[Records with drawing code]
---

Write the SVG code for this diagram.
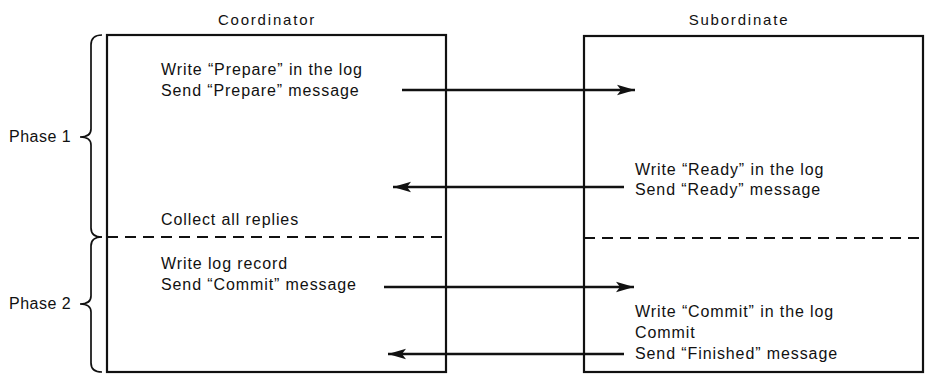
<svg xmlns="http://www.w3.org/2000/svg" width="925" height="374" viewBox="0 0 925 374">
<style>
text{font-family:"Liberation Sans",Arial,sans-serif;font-size:16px;fill:#111;letter-spacing:0.9px}
.hdr{font-size:15px;letter-spacing:1.8px}
.box{fill:none;stroke:#111;stroke-width:2.2}
.dash{fill:none;stroke:#111;stroke-width:1.8;stroke-dasharray:11 7}
.brace{fill:none;stroke:#111;stroke-width:1.7}
.arr{fill:none;stroke:#111;stroke-width:2.3;marker-end:url(#ah)}
</style>
<defs>
<marker id="ah" markerWidth="20" markerHeight="12" refX="18" refY="6" orient="auto" markerUnits="userSpaceOnUse">
<path d="M0,0.8 L18,6 L0,11.2 L4,6 Z" fill="#111"/>
</marker>
</defs>
<rect width="925" height="374" fill="#fff"/>
<g id="coordinator">
<text class="hdr" x="267" y="25" text-anchor="middle">Coordinator</text>
<rect class="box" x="107" y="35" width="339" height="337"/>
<text x="161" y="75">Write “Prepare” in the log</text>
<text x="161" y="96">Send “Prepare” message</text>
<text x="161" y="225">Collect all replies</text>
<text x="161" y="269">Write log record</text>
<text x="161" y="290">Send “Commit” message</text>
</g>
<g id="subordinate">
<text class="hdr" x="739" y="25" text-anchor="middle">Subordinate</text>
<rect class="box" x="584" y="36" width="339" height="336"/>
<text x="635" y="175">Write “Ready” in the log</text>
<text x="635" y="195">Send “Ready” message</text>
<text x="635" y="317">Write “Commit” in the log</text>
<text x="635" y="338">Commit</text>
<text x="635" y="359">Send “Finished” message</text>
</g>
<g id="phase1">
<text x="9" y="142" style="letter-spacing:0.5px">Phase 1</text>
<path class="brace" d="M102,35 Q91,35 91,45 L91,129 Q91,137 80,137 Q91,137 91,145 L91,228 Q91,237 102,237"/>
</g>
<g id="phase2">
<text x="9" y="309" style="letter-spacing:0.5px">Phase 2</text>
<path class="brace" d="M102,237 Q91,237 91,246 L91,296 Q91,304 80,304 Q91,304 91,312 L91,363 Q91,372 102,372"/>
</g>
<g id="connectors">
<line class="dash" x1="107" y1="237" x2="446" y2="237"/>
<line class="dash" x1="584" y1="238" x2="923" y2="238"/>
<line class="arr" x1="402" y1="90" x2="635" y2="90"/>
<line class="arr" x1="624" y1="187" x2="393" y2="187"/>
<line class="arr" x1="384" y1="287" x2="634" y2="287"/>
<line class="arr" x1="624" y1="354" x2="388" y2="354"/>
</g>
</svg>
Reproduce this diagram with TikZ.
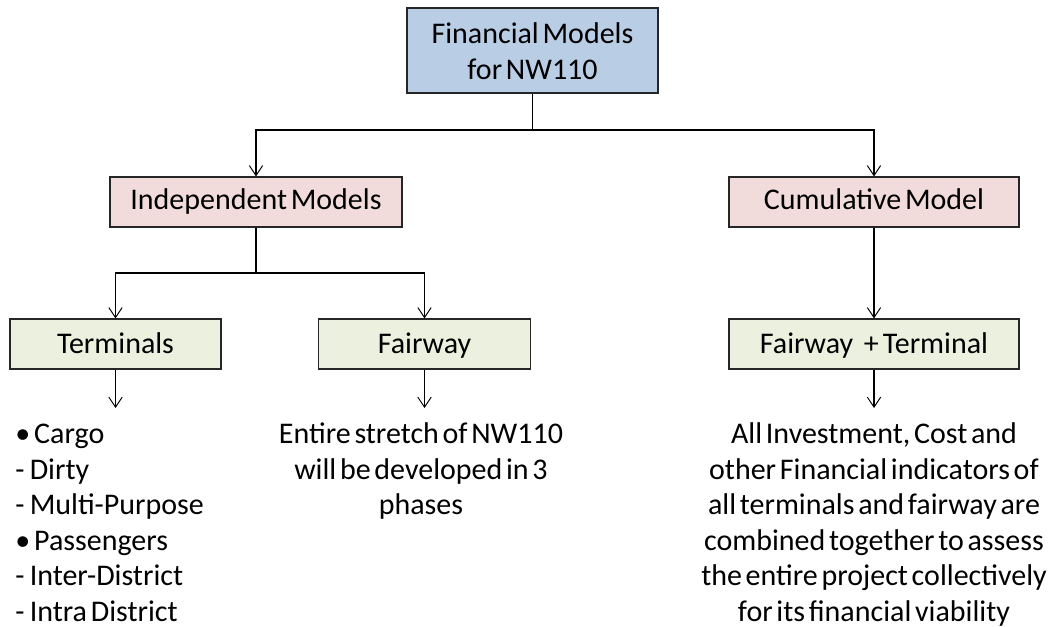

---

*EXERCISE PROMPT:* Reproduce the listing above exactly, excluding all pictures.

*WRITTEN SOLUTION:*
Write the SVG code for this diagram.
<svg xmlns="http://www.w3.org/2000/svg" width="925" height="374" viewBox="0 0 925 374">
<style>
text{font-family:"Liberation Sans",Arial,sans-serif;font-size:16px;fill:#111;letter-spacing:0.9px}
.hdr{font-size:15px;letter-spacing:1.8px}
.box{fill:none;stroke:#111;stroke-width:2.2}
.dash{fill:none;stroke:#111;stroke-width:1.8;stroke-dasharray:11 7}
.brace{fill:none;stroke:#111;stroke-width:1.7}
.arr{fill:none;stroke:#111;stroke-width:2.3;marker-end:url(#ah)}
</style>
<defs>
<marker id="ah" markerWidth="20" markerHeight="12" refX="18" refY="6" orient="auto" markerUnits="userSpaceOnUse">
<path d="M0,0.8 L18,6 L0,11.2 L4,6 Z" fill="#111"/>
</marker>
</defs>
<rect width="925" height="374" fill="#fff"/>
<g id="coordinator">
<text class="hdr" x="267" y="25" text-anchor="middle">Coordinator</text>
<rect class="box" x="107" y="35" width="339" height="337"/>
<text x="161" y="75">Write “Prepare” in the log</text>
<text x="161" y="96">Send “Prepare” message</text>
<text x="161" y="225">Collect all replies</text>
<text x="161" y="269">Write log record</text>
<text x="161" y="290">Send “Commit” message</text>
</g>
<g id="subordinate">
<text class="hdr" x="739" y="25" text-anchor="middle">Subordinate</text>
<rect class="box" x="584" y="36" width="339" height="336"/>
<text x="635" y="175">Write “Ready” in the log</text>
<text x="635" y="195">Send “Ready” message</text>
<text x="635" y="317">Write “Commit” in the log</text>
<text x="635" y="338">Commit</text>
<text x="635" y="359">Send “Finished” message</text>
</g>
<g id="phase1">
<text x="9" y="142" style="letter-spacing:0.5px">Phase 1</text>
<path class="brace" d="M102,35 Q91,35 91,45 L91,129 Q91,137 80,137 Q91,137 91,145 L91,228 Q91,237 102,237"/>
</g>
<g id="phase2">
<text x="9" y="309" style="letter-spacing:0.5px">Phase 2</text>
<path class="brace" d="M102,237 Q91,237 91,246 L91,296 Q91,304 80,304 Q91,304 91,312 L91,363 Q91,372 102,372"/>
</g>
<g id="connectors">
<line class="dash" x1="107" y1="237" x2="446" y2="237"/>
<line class="dash" x1="584" y1="238" x2="923" y2="238"/>
<line class="arr" x1="402" y1="90" x2="635" y2="90"/>
<line class="arr" x1="624" y1="187" x2="393" y2="187"/>
<line class="arr" x1="384" y1="287" x2="634" y2="287"/>
<line class="arr" x1="624" y1="354" x2="388" y2="354"/>
</g>
</svg>
Reproduce this diagram with TikZ.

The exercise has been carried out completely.